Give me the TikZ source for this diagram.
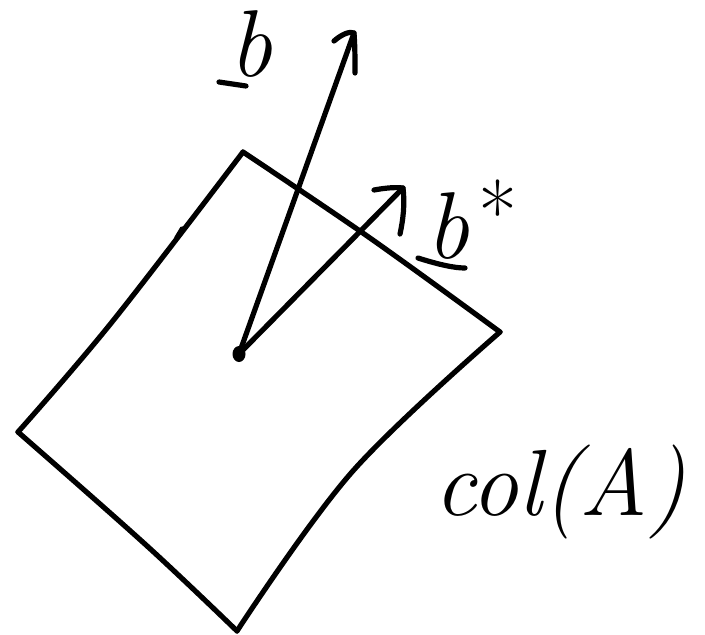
\documentclass[tikz,border=0pt]{standalone}
\usetikzlibrary{calc}
\begin{document}
\begin{tikzpicture}[x=1pt,y=-1pt,
  pen/.style={line width=5.2pt,line cap=round,line join=round,black},
  lbl/.style={inner sep=0pt,font=\fontsize{95}{95}\selectfont\itshape}]
\useasboundingbox (0,0) rectangle (705,635);
% plane corners
\coordinate (T) at (243,152);
\coordinate (R) at (500,332);
\coordinate (B) at (237,631);
\coordinate (L) at (18,432);
\draw[pen] plot[smooth,tension=0.6] coordinates {(L) (112,322) (T)};
\draw[pen] plot[smooth,tension=0.6] coordinates {(T) (370,238) (R)};
\draw[pen] plot[smooth,tension=0.6] coordinates {(R) (352,472) (B)};
\draw[pen] plot[smooth,tension=0.6] coordinates {(B) (146,545) (L)};
\draw[pen,line width=3.8pt] (176,238) -- (182,228);
% origin
\coordinate (O) at (239,354);
\fill (O) ellipse (6.5 and 8);
% vector b
\coordinate (btip) at (354,33);
\draw[pen] (O) -- (btip);
\draw[pen] (334,41) .. controls (342,34) and (350,31) .. (btip) .. controls (355,45) and (355,60) .. (355,73);
% vector b*
\coordinate (stip) at (403,188);
\draw[pen] (O) -- (stip);
\draw[pen] (374,190) .. controls (385,188) and (395,187) .. (stip) .. controls (405,205) and (403,220) .. (400,234);
% labels
\node[lbl,anchor=base] (lb) at (251,76) {b};
\draw[pen] (219,82) -- (246,86);
\node[lbl,anchor=base] (ls) at (448,258) {b};
\node[lbl,anchor=center,font=\fontsize{85}{85}\selectfont] (star) at (498,212) {*};
\draw[pen] (418,258) .. controls (440,265) and (455,268) .. (465,268);
\node[lbl,anchor=base,font=\fontsize{94}{94}\selectfont\itshape] (col) at (560,515) {col(A)};
\end{tikzpicture}
\end{document}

**Written task**:
Skip the pictures, then retype every line above exactly.

**Output of the exercise**:
Give me the TikZ source for this diagram.
\documentclass[tikz,border=0pt]{standalone}
\usetikzlibrary{calc}
\begin{document}
\begin{tikzpicture}[x=1pt,y=-1pt,
  pen/.style={line width=5.2pt,line cap=round,line join=round,black},
  lbl/.style={inner sep=0pt,font=\fontsize{95}{95}\selectfont\itshape}]
\useasboundingbox (0,0) rectangle (705,635);
% plane corners
\coordinate (T) at (243,152);
\coordinate (R) at (500,332);
\coordinate (B) at (237,631);
\coordinate (L) at (18,432);
\draw[pen] plot[smooth,tension=0.6] coordinates {(L) (112,322) (T)};
\draw[pen] plot[smooth,tension=0.6] coordinates {(T) (370,238) (R)};
\draw[pen] plot[smooth,tension=0.6] coordinates {(R) (352,472) (B)};
\draw[pen] plot[smooth,tension=0.6] coordinates {(B) (146,545) (L)};
\draw[pen,line width=3.8pt] (176,238) -- (182,228);
% origin
\coordinate (O) at (239,354);
\fill (O) ellipse (6.5 and 8);
% vector b
\coordinate (btip) at (354,33);
\draw[pen] (O) -- (btip);
\draw[pen] (334,41) .. controls (342,34) and (350,31) .. (btip) .. controls (355,45) and (355,60) .. (355,73);
% vector b*
\coordinate (stip) at (403,188);
\draw[pen] (O) -- (stip);
\draw[pen] (374,190) .. controls (385,188) and (395,187) .. (stip) .. controls (405,205) and (403,220) .. (400,234);
% labels
\node[lbl,anchor=base] (lb) at (251,76) {b};
\draw[pen] (219,82) -- (246,86);
\node[lbl,anchor=base] (ls) at (448,258) {b};
\node[lbl,anchor=center,font=\fontsize{85}{85}\selectfont] (star) at (498,212) {*};
\draw[pen] (418,258) .. controls (440,265) and (455,268) .. (465,268);
\node[lbl,anchor=base,font=\fontsize{94}{94}\selectfont\itshape] (col) at (560,515) {col(A)};
\end{tikzpicture}
\end{document}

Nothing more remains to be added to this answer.